PH : J’avais déjà détouré des formes en grattant un interpositif tiré d’un tournage en prise de vues réelles, comme au début de mon long métrage La plante humaine. C’était un peu laborieux parce que la gravure sur l’interpositif produit des copeaux d’émulsion et, même en nettoyant l’interpositif avant de développer un nouveau négatif, il restait des résidus d’émulsion sur le film et le résultat n’était pas net, auquel s’ajoute la détérioration de l’image du fait de passer du négatif original à l’interpositif puis à un nouveau négatif. En tournant en numérique pour la série Lieux et monuments, j’ai rapidement fait l’acquisition d’une tablette Cintiq qui permet beaucoup de précision sans perte de qualité. Le détourage en blanc à toutes les deux images se rapproche d’une dynamique de gravure sur pellicule.

La plante humaine, 1996
EN : Ce n’est pas vraiment de la rotoscopie dans le sens où généralement la rotoscopie ne laisse pas apparaître le médium original et produit une nouvelle image. Le détourage te donne la possibilité de capter notre regard sur un élément en particulier.
PH : Ça s’insère dans un contexte plus complexe. La plupart des tournages de la série Lieux et monuments se sont déroulés en caméra fixe, sur trépied, dans le but d’altérer l’image réelle elle-même, il y a un remontage temporel des événements qui se produisent dans l’image, comme une sorte de puzzle, en découpant l’image réelle en différente sections que je pouvais recomposer et changer les événements de place. Le détourage s’insère dans un processus d’intervention sur le tournage en prise de vues réelles dans le but de le reconfigurer, de le re-chorégraphier.

La plante humaine, 1996
GS : Dans Le mont Fuji vu d’un train en marche, la présence du réalisateur est affirmée, il sélectionne et il prélève avec la subjectivité de son regard. Toutes les figures ne sont pas cernées. Ce pourrait être une contestation de la représentation photographique qui est rectifiée, ou ce pourrait être un mariage des résonances et de vibration de différents modes de figuration, ou ce pourrait tout simplement être un ressenti pour lequel il ne faut pas chercher d’explications, ou ce contour vibrant pourrait procéder d’un déboulonnage des individus comme dans La statue de Robert E. Lee à Charlottesville qui traite du sujet du déboulonnage. Le spectateur peut formuler une quantité d’interprétations. Quelle est ta part de conscientisation de ces enjeux ?
PH : C’est un peu tout ça effectivement, tu devines les idées qui sont dans ma tête. Les hypothèses que tu as formulées sont très justes.
AM : Au milieu de ta carrière, dans les années 70-80, tu intervenais sur des films documentaires d’autres réalisateurs et la série de Lieux et monuments renoue avec ça.
PH : Oui effectivement, j’ai collaboré avec plusieurs réalisateurs pour intervenir sur leurs films sur leurs images, en particulier les films de Fernand Bélanger, ce qui a notamment donné Love addict, tiré d’un de ses films.
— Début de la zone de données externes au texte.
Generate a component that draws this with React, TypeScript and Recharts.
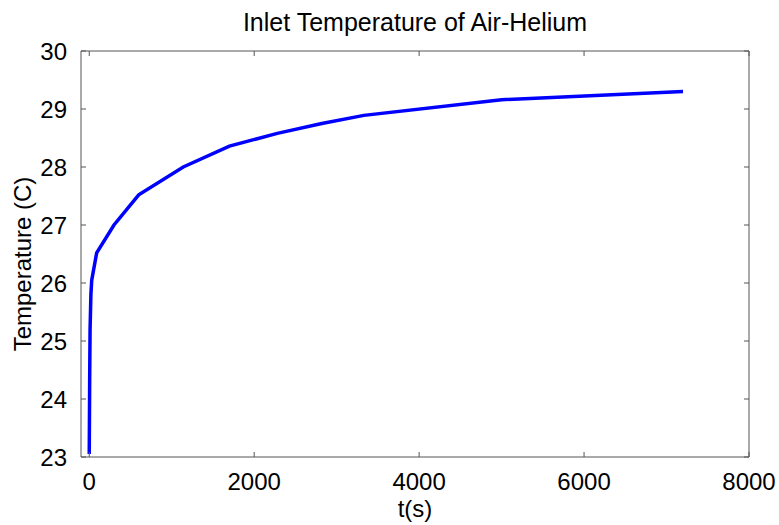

Love Addict (Offenbach), avec Fernand Bélanger, 1985
AM : Dans ces collaborations, s’agit-il de souligner ou d’effacer quelque chose ?
PH : Dans le cas des films de Fernand, l’idée était de superposer un deuxième discours à son montage. je choisissais des éléments thématiques qui allaient dans le sens du film mais je les réorganisais. Les interventions ponctuelles étaient réparties régulièrement sur la durée du film et créaient une continuité comme si deux films qui étaient projetés en même temps, dont l’un était un commentaire de l’autre.
En 2021, un colloque a été organisé à Paris autour l’œuvre de Robert Lapoujade, peintre et cinéaste expérimental du début des années 60 qui a travaillé au service de la recherche de l’ORTF. Un de ses films m’avait beaucoup impressionné à l’époque : Prison. Pour préparer ce colloque, Pascal Vimenet m’a demandé si je voulais faire quelque chose en rapport avec Lapoujade. J’ai réalisé un film qui s’appelle Palimpseste sur Prison de Robert Lapoujade, à savoir le film de Lapoujade au complet et un film-commentaire qui s’ajoute sans oblitérer le film de Lapoujade.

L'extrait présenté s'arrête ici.